Jammu and Kashmir: Faith in Democratic Process

Asia News Agency

Jammu and Kashmir:  Faith in Democratic Process

Jammu and Kashmir went to the polls in five phases. According to reports, Kashmir, home to the bulk of the UT’s population but the smallest in size, recorded a voter turnout that was the highest since 1996. Srinagar saw 38.49 per cent polling, Baramulla 59.1 per cent and Anantnag — its Kashmiri predominance sought to be blunted by the addition of Jammu division’s Poonch-Rajouri districts — 54.84 per cent.

 

Sharp communal divide

The results, writes Wajahat Habibullah (Former Bureaucrat, J&K cadre) “demonstrate a sharp communal divide between the Muslim-majority Kashmir and Ladakh and Hindu-majority Jammu, a polarisation accentuated by the religious appeal made to voters by contenders on both sides of the Pir Panjal. The Hindutva agenda of the BJP, which took both seats in Jammu — constituencies crafted by the Delimitation Commission to buttress their religious identity — was matched by the distinct religious grounding of each of the candidates in the Valley, although the latter was free from sectarianism…..”

Beginning of a new era?: In fact, Aga Syed Ruhullah Mehdi, the triumphant National Conference (NC) candidate from Srinagar openly apologised on behalf of his Shia community for having failed to prevent the exodus of Kashmiri Pandits from the Valley. Is this then, speculates Habibullah “the beginning of a new era in the troubled region?

 

‘Consolidation of the votes against the BJP’
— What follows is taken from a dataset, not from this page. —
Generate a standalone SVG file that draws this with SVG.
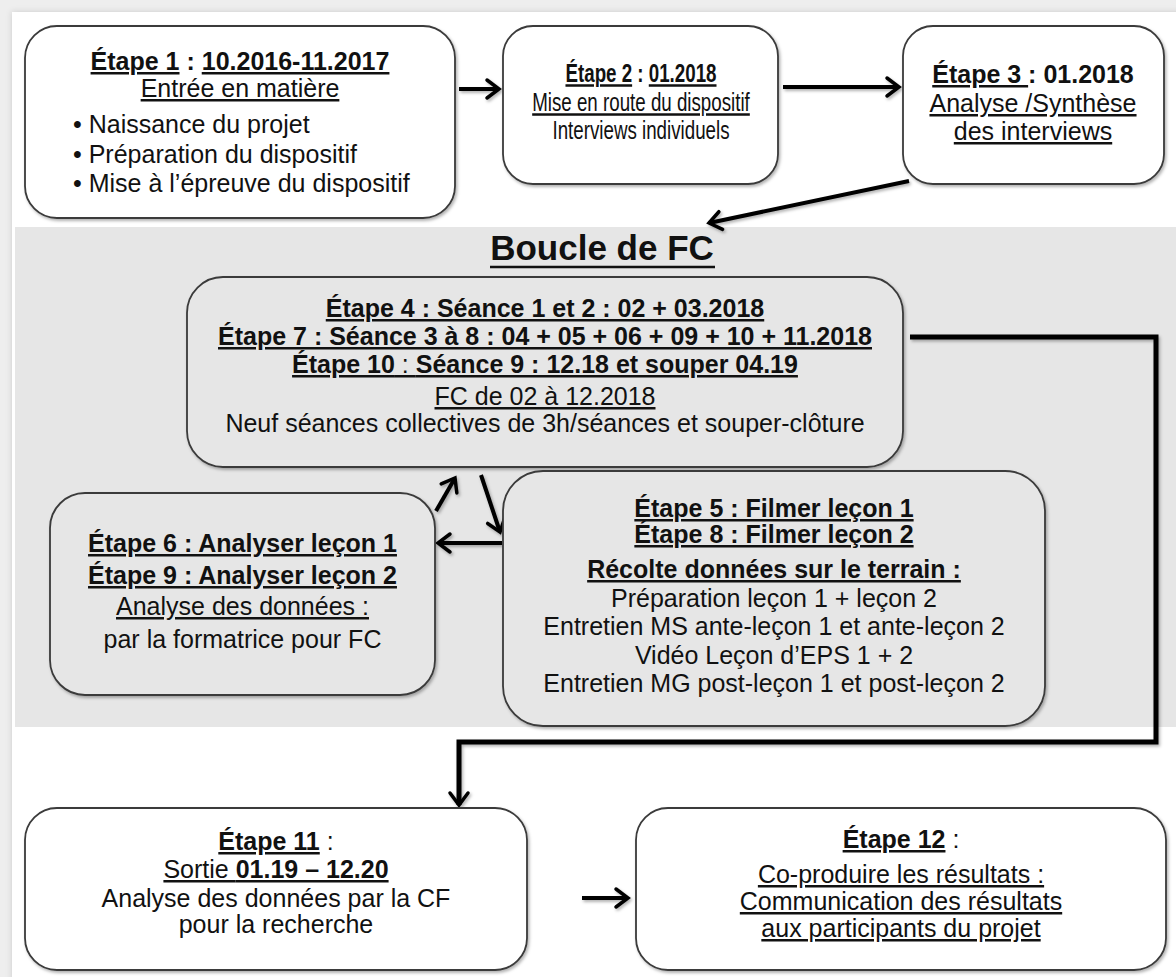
<svg xmlns="http://www.w3.org/2000/svg" width="1176" height="977" viewBox="0 0 1176 977">
<defs>
<style>
.t{font-family:"Liberation Sans",Arial,sans-serif;font-size:25px;fill:#111;text-anchor:middle}
.l{text-anchor:start}
.b{font-weight:700}
.u{text-decoration:underline}
.box{fill:#fff;stroke:#3a3a3a;stroke-width:1.8}
.gbox{fill:#e6e6e6;stroke:#3a3a3a;stroke-width:1.8}
.arr{fill:none;stroke:#000;stroke-width:4;marker-end:url(#ah)}
.conn{fill:none;stroke:#000;stroke-width:5;stroke-linejoin:miter;marker-end:url(#ah)}
</style>
<filter id="sh" x="-5%" y="-5%" width="110%" height="115%">
<feDropShadow dx="1.5" dy="2" stdDeviation="1.5" flood-color="#000" flood-opacity="0.3"/>
</filter>
<filter id="pg" x="-2%" y="-2%" width="104%" height="104%">
<feDropShadow dx="0" dy="0" stdDeviation="3" flood-color="#000" flood-opacity="0.15"/>
</filter>
<marker id="ah" markerUnits="userSpaceOnUse" markerWidth="18" markerHeight="24" viewBox="-3 -12 18 24" refX="12" refY="0" orient="auto">
<path d="M0,-9 L12,0 L0,9" fill="none" stroke="#000" stroke-width="3.5" stroke-linecap="round"/>
</marker>
</defs>

<rect width="1176" height="977" fill="#eeeeee"/>
<rect x="12" y="12" width="1170" height="970" fill="#ffffff" filter="url(#pg)"/>
<rect x="15" y="227" width="1161" height="500" fill="#e6e6e6"/>

<g id="title">
<text class="t b" x="602" y="260" style="font-size:35px">Boucle de FC</text>
<line x1="490" y1="267" x2="715" y2="267" stroke="#111" stroke-width="2.5"/>
</g>

<g id="connectors">
<g filter="url(#sh)">
<line class="arr" x1="459" y1="89" x2="499" y2="89"/>
<line class="arr" x1="783" y1="87" x2="899" y2="87"/>
<line class="arr" x1="909" y1="181" x2="709" y2="223"/>
<polyline class="conn" points="910,337 1156,337 1156,742 459,742 459,805"/>
<line class="arr" x1="436" y1="511" x2="455" y2="478"/>
<line class="arr" x1="481" y1="475" x2="500" y2="532"/>
<line class="arr" x1="502" y1="543" x2="438" y2="543"/>
<line class="arr" x1="582" y1="898" x2="628" y2="898"/>
</g>
</g>

<g id="n1">
<rect class="box" x="25" y="26" width="430" height="192" rx="32" filter="url(#sh)"/>
<text class="t b" x="240" y="70"><tspan class="u">Étape 1</tspan> : <tspan class="u">10.2016-11.2017</tspan></text>
<text class="t u" x="240" y="97">Entrée en matière</text>
<text class="t l" x="73" y="133">• Naissance du projet</text>
<text class="t l" x="73" y="163">• Préparation du dispositif</text>
<text class="t l" x="73" y="192">• Mise à l’épreuve du dispositif</text>
</g>

<g id="n2">
<rect class="box" x="503" y="26" width="275" height="158" rx="30" filter="url(#sh)"/>
<g transform="translate(641,0) scale(0.75,1) translate(-641,0)">
<text class="t b" x="641" y="82"><tspan class="u">Étape 2</tspan> : <tspan class="u">01.2018</tspan></text>
<text class="t u" x="641" y="111">Mise en route du dispositif</text>
<text class="t" x="641" y="139">Interviews individuels</text>
</g>
</g>

<g id="n3">
<rect class="box" x="903" y="26" width="261" height="158" rx="30" filter="url(#sh)"/>
<text class="t b" x="1033" y="83"><tspan class="u">Étape 3 </tspan>: 01.2018</text>
<text class="t u" x="1033" y="112">Analyse /Synthèse</text>
<text class="t u" x="1033" y="140">des interviews</text>
</g>

<g id="n4">
<rect class="gbox" x="187" y="277" width="716" height="190" rx="36" filter="url(#sh)"/>
<text class="t b u" x="545" y="317">Étape 4 : Séance 1 et 2 : 02 + 03.2018</text>
<text class="t b u" x="545" y="345">Étape 7 : Séance 3 à 8 : 04 + 05 + 06 + 09 + 10 + 11.2018</text>
<text class="t u" x="545" y="373"><tspan class="b">Étape 10</tspan> : <tspan class="b">Séance 9 : 12.18 et souper 04.19</tspan></text>
<text class="t u" x="545" y="405">FC de 02 à 12.2018</text>
<text class="t" x="545" y="432">Neuf séances collectives de 3h/séances et souper-clôture</text>
</g>

<g id="n6">
<rect class="gbox" x="50" y="493" width="385" height="202" rx="35" filter="url(#sh)"/>
<text class="t b u" x="242.5" y="552">Étape 6 : Analyser leçon 1</text>
<text class="t b u" x="242.5" y="584">Étape 9 : Analyser leçon 2</text>
<text class="t u" x="242.5" y="615">Analyse des données :</text>
<text class="t" x="242.5" y="648">par la formatrice pour FC</text>
</g>

<g id="n5">
<rect class="gbox" x="503" y="471" width="542" height="255" rx="40" filter="url(#sh)"/>
<text class="t b u" x="774" y="517">Étape 5 : Filmer leçon 1</text>
<text class="t b u" x="774" y="543">Étape 8 : Filmer leçon 2</text>
<text class="t b u" x="774" y="578">Récolte données sur le terrain :</text>
<text class="t" x="774" y="607">Préparation leçon 1 + leçon 2</text>
<text class="t" x="774" y="635">Entretien MS ante-leçon 1 et ante-leçon 2</text>
<text class="t" x="774" y="664">Vidéo Leçon d’EPS 1 + 2</text>
<text class="t" x="774" y="692">Entretien MG post-leçon 1 et post-leçon 2</text>
</g>

<g id="n11">
<rect class="box" x="25" y="808" width="502" height="162" rx="32" filter="url(#sh)"/>
<text class="t" x="276" y="850"><tspan class="b u">Étape 11</tspan> :</text>
<text class="t u" x="276" y="878">Sortie <tspan class="b">01.19 – 12.20</tspan></text>
<text class="t" x="276" y="907">Analyse des données par la CF</text>
<text class="t" x="276" y="933">pour la recherche</text>
</g>

<g id="n12">
<rect class="box" x="636" y="808" width="530" height="162" rx="32" filter="url(#sh)"/>
<text class="t" x="901" y="848"><tspan class="b u">Étape 12</tspan> :</text>
<text class="t u" x="901" y="883">Co-produire les résultats :</text>
<text class="t u" x="901" y="910">Communication des résultats</text>
<text class="t u" x="901" y="937">aux participants du projet</text>
</g>
</svg>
It is well to remember that “this was the first election in Jammu and Kashmir since the Modi government’s revocation of the limited political autonomy that the state had enjoyed under the Constitution with the abrogation of Article 370 in 2019. The turnout in the elections in the Valley and Ladakh is indicative of the determination of Kashmiris and Ladakhis to oust the BJP government at the Centre. Although the trends from the beginning favoured former NC leader Mohammed Haneefa, who won the Ladakh seat as an independent, this is not necessarily a resurgence of the party but a bid to rally behind it to defeat the ruling party at the Centre. The fact that the NC’s star candidate, former CM Omar Abdullah, was unseated simply affirms this as the elected candidate, Engineer Rashid (who got nearly 46 per cent of the vote against Abdullah’s 26 per cent) has himself been an advocate of ‘Azadi’ (independence), for which he has been in the Tihar Jail for the past five years under UAPA….”

What we are witness to specifically is a “consolidation of the votes against the BJP, the party responsible for the abrogation….Hostility to the BJP was palpable and universal, states Habibullah. “Candidates had more to say against the BJP on the campaign trail than against each other. Different segments of Kashmir’s political firmament were united against the party ruling in New Delhi. The message that the Kashmiris have given is loud and clear. Although violence has indeed abated in the UT, the reasons for this are not to be found in any sense of satisfaction among the people with the extant administration, but instead an increased alienation.”

 

Silver lining: belief in the democratic process

Yet, “there is a bright silver lining. The people who turned out to vote show that increasingly, despite the alienation, there is a realisation that the democratic process, rather than the gun, has the potential to bring remedies to political and social travails. Although there is anger against the current political leadership, there is a new-found faith in India and the leverage given to its people through the vote.”

And it is with some significance that “the representatives of the two leading political dynasties of the region, both Kashmiris, faced a rebuff.”